Garrity’s stout also contains what brewers call chocolate malt, a roasted barley that contains no chocolate, but is roasted dark enough to produce profound cocoa-like flavors. You’ll find it in many chocolate beers, which may or may not contain actual chocolate. Lower Forge Brewery in Medford makes its Irish Twins Chocolate Stout with chocolate malt, but no actual chocolate.

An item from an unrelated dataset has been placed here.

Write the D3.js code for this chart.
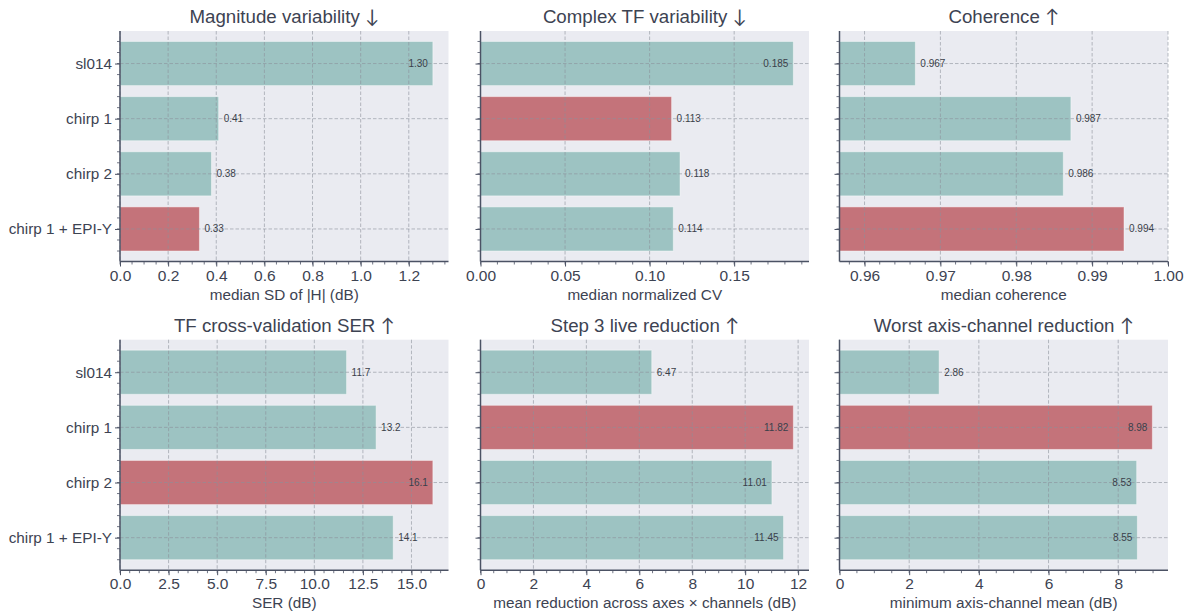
<!DOCTYPE html>
<html><head><meta charset="utf-8">
<script src="https://cdn.jsdelivr.net/npm/d3@7"></script>
<style>
html,body{margin:0;padding:0;background:#fff;}
svg{display:block;font-family:"Liberation Sans",Arial,sans-serif;}
</style></head>
<body>
<svg id="chart" width="1192" height="615"></svg>
<script>
// ---- data ----
const categories = ["sl014", "chirp 1", "chirp 2", "chirp 1 + EPI-Y"];
const titleTexts = ["Magnitude variability", "Complex TF variability", "Coherence",
                    "TF cross-validation SER", "Step 3 live reduction", "Worst axis-channel reduction"];
const titleArrows = ["\u2193", "\u2193", "\u2191", "\u2191", "\u2191", "\u2191"];
const xLabels = ["median SD of |H| (dB)", "median normalized CV", "median coherence",
                 "SER (dB)", "mean reduction across axes \u00d7 channels (dB)", "minimum axis-channel mean (dB)"];
const magnitudeSD = [1.30, 0.41, 0.38, 0.33];
const complexCV = [0.185, 0.113, 0.118, 0.114];
const coherence = [0.9667, 0.9872, 0.9862, 0.9942];
const serDB = [11.66, 13.18, 16.1, 14.06];
const liveReduction = [6.47, 11.82, 11.01, 11.45];
const worstReduction = [2.86, 8.98, 8.53, 8.55];
const betterIsLower = [true, true, false, false, false, false];
const valueFormats = [".2f", ".3f", ".3f", ".1f", ".2f", ".2f"];
const tickFormats = [".1f", ".2f", ".2f", ".1f", "d", "d"];
const majorTicks = [
  [0, 0.2, 0.4, 0.6, 0.8, 1.0, 1.2],
  [0, 0.05, 0.10, 0.15],
  [0.96, 0.97, 0.98, 0.99, 1.00],
  [0, 2.5, 5, 7.5, 10, 12.5, 15],
  [0, 2, 4, 6, 8, 10, 12],
  [0, 2, 4, 6, 8]
];
const minorSteps = [0.05, 0.01, 0.002, 0.5, 0.5, 0.5];
const coherenceXMin = 0.9567;
const series = [magnitudeSD, complexCV, coherence, serDB, liveReduction, worstReduction];

// ---- style ----
const teal = "#9dc3c2", red = "#c4737a", bg = "#eaebf1";
const ink = "#3d4352", spine = "#4b5264", gridCol = "#8c909a";
const fontFam = "'Liberation Sans',Arial,sans-serif";

const svg = d3.select("#chart");
const panelLeft = [120, 480.5, 839.5];
const panelW = 328.5;
const panelTop = [31, 339.7];
const panelH = 230.5;

series.forEach((vals, p) => {
  const col = p % 3, row = Math.floor(p / 3);
  const x0 = panelLeft[col], y0 = panelTop[row];
  const g = svg.append("g").attr("transform", `translate(${x0},${y0})`);
  const xmin = p === 2 ? coherenceXMin : 0;
  const xmax = p === 2 ? 1.0 : d3.max(vals) * 1.05;
  const x = d3.scaleLinear().domain([xmin, xmax]).range([0, panelW]);
  const y = d3.scaleLinear().domain([-0.59, categories.length - 1 + 0.59]).range([0, panelH]);
  const best = betterIsLower[p] ? d3.minIndex(vals) : d3.maxIndex(vals);

  g.append("rect").attr("width", panelW).attr("height", panelH).attr("fill", bg);

  const clipId = "clip" + p;
  g.append("clipPath").attr("id", clipId).append("rect").attr("width", panelW).attr("height", panelH);

  // bars
  g.append("g").attr("clip-path", `url(#${clipId})`).selectAll("rect").data(vals).join("rect")
    .attr("x", Math.max(0, x(0)))
    .attr("y", (d, i) => y(i - 0.4))
    .attr("width", d => x(d) - Math.max(0, x(0)))
    .attr("height", y(0.8) - y(0))
    .attr("fill", (d, i) => i === best ? red : teal)
    .attr("stroke", "rgba(255,255,255,0.45)").attr("stroke-width", 1);

  // grid
  const grid = g.append("g").attr("stroke", gridCol).attr("stroke-opacity", 0.75)
    .attr("stroke-width", 0.8).attr("stroke-dasharray", "3.5,2");
  grid.selectAll("line.v").data(majorTicks[p]).join("line").attr("class", "v")
    .attr("x1", d => x(d)).attr("x2", d => x(d)).attr("y1", 0).attr("y2", panelH);
  grid.selectAll("line.h").data(categories).join("line").attr("class", "h")
    .attr("x1", 0).attr("x2", panelW).attr("y1", (d, i) => y(i)).attr("y2", (d, i) => y(i));

  // value labels
  const fmt = d3.format(valueFormats[p]);
  g.append("g").selectAll("text").data(vals).join("text")
    .attr("x", d => (x(d) > 0.87 * panelW) ? x(d) - 5 : x(d) + 5)
    .attr("text-anchor", d => (x(d) > 0.87 * panelW) ? "end" : "start")
    .attr("y", (d, i) => y(i)).attr("dy", "0.35em")
    .attr("font-size", 10).attr("fill", "#3a3f4a")
    .text(d => fmt(d));

  // x axis
  const xAxis = d3.axisBottom(x).tickValues(majorTicks[p]).tickFormat(d3.format(tickFormats[p]))
    .tickSize(5).tickPadding(3);
  const gx = g.append("g").attr("transform", `translate(0,${panelH})`).call(xAxis);
  const minors = d3.range(Math.ceil(xmin / minorSteps[p] - 1e-6), Math.floor(xmax / minorSteps[p] + 1e-6) + 1)
    .map(k => k * minorSteps[p]);
  g.append("g").attr("transform", `translate(0,${panelH})`).selectAll("line").data(minors).join("line")
    .attr("x1", d => x(d)).attr("x2", d => x(d)).attr("y1", 0).attr("y2", 3)
    .attr("stroke", spine).attr("stroke-width", 0.8);
  gx.select(".domain").attr("stroke", spine).attr("stroke-width", 1.5).attr("d", `M0,0H${panelW}`);
  gx.selectAll(".tick line").attr("stroke", spine).attr("stroke-width", 1);
  gx.selectAll(".tick text").attr("fill", ink).attr("font-size", 15.5).attr("font-family", fontFam);

  // y axis
  const yAxis = d3.axisLeft(y).tickValues(d3.range(categories.length))
    .tickFormat(i => col === 0 ? categories[i] : "").tickSize(5).tickPadding(3);
  const gy = g.append("g").call(yAxis);
  gy.select(".domain").attr("stroke", spine).attr("stroke-width", 1.5).attr("d", `M0,0V${panelH}`);
  gy.selectAll(".tick line").attr("stroke", spine).attr("stroke-width", 1);
  gy.selectAll(".tick text").attr("fill", ink).attr("font-size", 15.3).attr("font-family", fontFam);
  const yMinors = d3.range(-2, 5 * (categories.length - 1) + 3).map(k => k * 0.2);
  g.append("g").selectAll("line").data(yMinors).join("line")
    .attr("x1", -3).attr("x2", 0).attr("y1", d => y(d)).attr("y2", d => y(d))
    .attr("stroke", spine).attr("stroke-width", 0.8);

  // title and x label
  const t = g.append("text").attr("x", panelW / 2).attr("y", -8).attr("text-anchor", "middle")
    .attr("font-size", 18.7).attr("fill", ink);
  t.append("tspan").text(titleTexts[p] + " ");
  t.append("tspan").attr("font-family", "Lato,sans-serif").attr("fill", ink).text(titleArrows[p]);
  g.append("text").attr("x", panelW / 2).attr("y", panelH + 38).attr("text-anchor", "middle")
    .attr("font-size", 15.3).attr("fill", ink).text(xLabels[p]);
});
</script>
</body></html>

When Augie Carton of Carton Brewing in Atlantic Highlands set out to produce Cupid, a chocolate stout, he used cocoa nibs and powder, but it didn’t work. Finally, he took those out and subbed chocolate malt, retaining the rose petals that had been in the formula (for their aromatics) from the start. Bingo! (On the other hand, two Carton beers, Cosmonaut and Sundae, each made with freeze-dried chocolate ice cream, work just fine.)

My favorite chocolate beers are Mexican-style stouts, inspired by Aztec-style hot drinking chocolates. Eight & Sand Brewery in Woodbury won a silver medal for its chili-spiced Bad Hombre. Conclave Brewing in Flemington makes its Mexican Morning in limited quantities year-round. Ship Bottom Brewery in Beach Haven makes its Mexican Stout only in winter. Both are made with chocolate or cocoa nibs; Ship Bottom’s also contains coffee. “It hits you with waves of coffee and cinnamon,” says Ship Bottom president Robert Zarko, “and then moves onto the peppers and vanilla beans as the stout warms.”